In realtà, Olindo e Rosa il perdono lo hanno già ricevuto, ma non sono stati capaci di accoglierlo. Carlo Castagna – marito di Paola Galli, padre di Raffaella e nonno del piccolo Youssef, tre delle quattro vittime della strage di Erba – alla vigilia del funerale dei suoi cari, accorda un incomprensibile perdono ai due assassini, indulgenza per la quale lui stesso non è stato mai perdonato dall’opinione pubblica. Da quel momento in poi, in alcuni contesti, non si parla più della “Strage di Erba”, ma del “Perdono di Erba” e, a chi gli chiede di giustificare quella intollerabile lezione di tolleranza, risponde: «Un cristiano perdona e basta».
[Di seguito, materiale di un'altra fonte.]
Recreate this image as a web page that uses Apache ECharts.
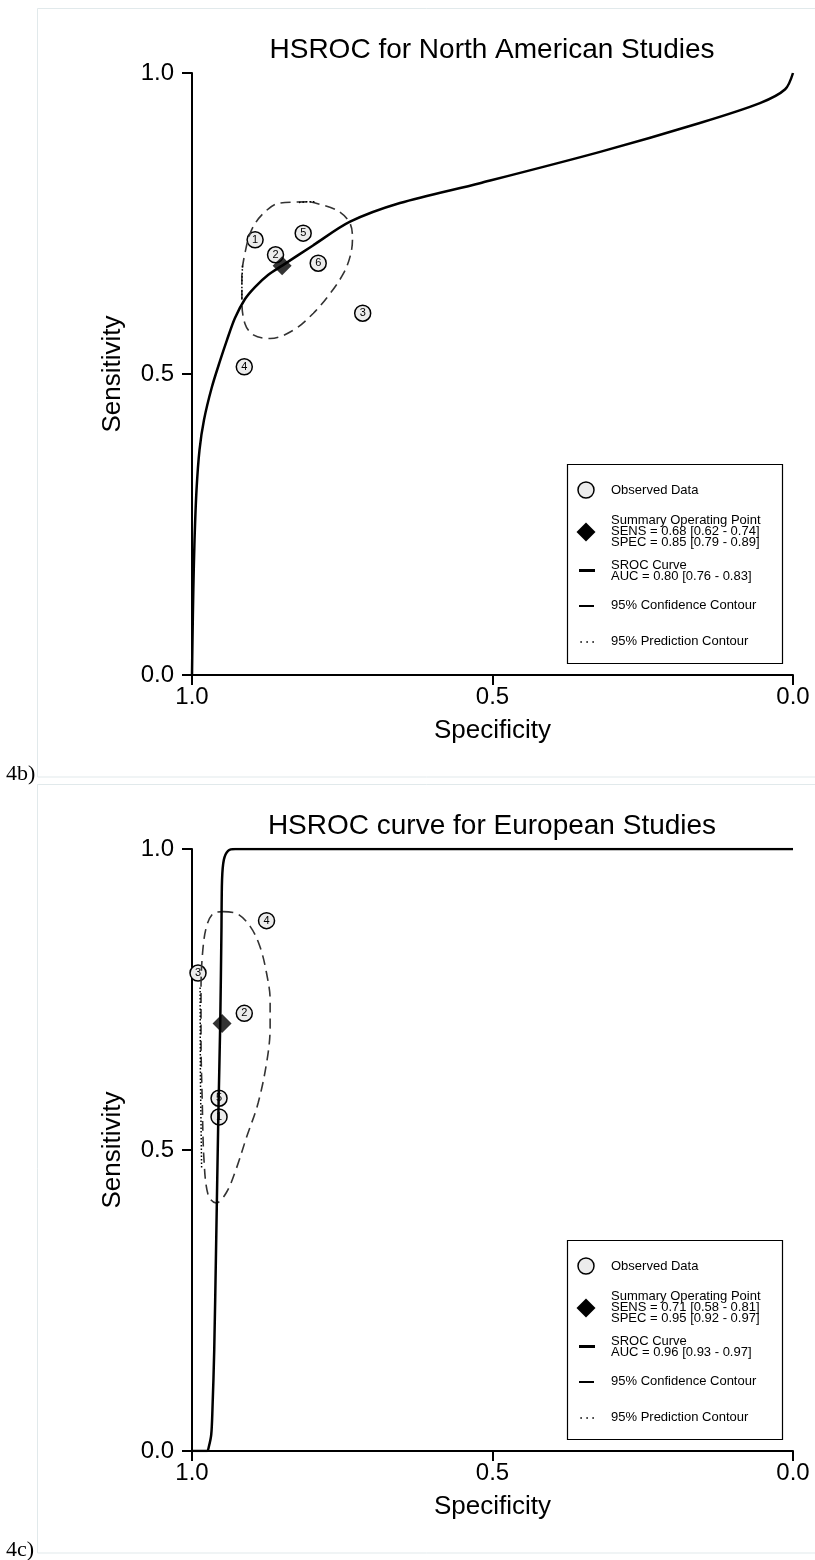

Un giorno, in carcere, un detenuto sta parlando con il proprio dirimpettaio di un tema tanto alto quanto astratto, appunto, il perdono. Olindo si intrufola nella conversazione, vuole dire la sua, lui che, invece, può affermare qualcosa di concreto: il perdono – dice – non è solo una cosa che va concessa, ma deve essere anche accettata… Io l’ho ricevuto, ma non sono pronto ad accettarlo. Perché?, gli domanda il detenuto, incredulo. Olindo racconta delle angherie che ha subito dalle sue stesse vittime, delle umiliazioni, delle omissioni di chi – proprio il clemente Carlo Castagna – sapeva e avrebbe potuto evitare la strage. Altro che perdono e perdono – continua Olindo, ribollendo nella collera – «Dio lo ha punito, un uomo che si rifugia in chiesa, cattolico per interesse. Sapeva tutto e non ha fatto niente per evitare una strage annunciata».

Vi sono altri frammenti in cui Olindo restituisce a Dio i panni che per un momento gli ha tolto e invoca il perdono divino. Dio è l’unico al quale, nell’evoluzione del suo percorso interiore, può accettare di sottomettersi, il perdono umano non è contemplato, è privo di valore, poiché tutti gli uomini, assassini o meno, sono per definizione dei peccatori. Solo un’eccezione emerge dalle sue parole: l’amore assolve da ogni peccato. Così, sulla sua Bibbia logora, scrive: «Dinanzi a Dio pagheremo per i nostri peccati. Dinanzi agli uomini pagheremo per i loro. Noi uniti nel nostro amore pagheremo due volte. Questa è la mia, la nostra profezia. Olindo e Rosa uniti per l’infinito. E due volte saremo perdonati».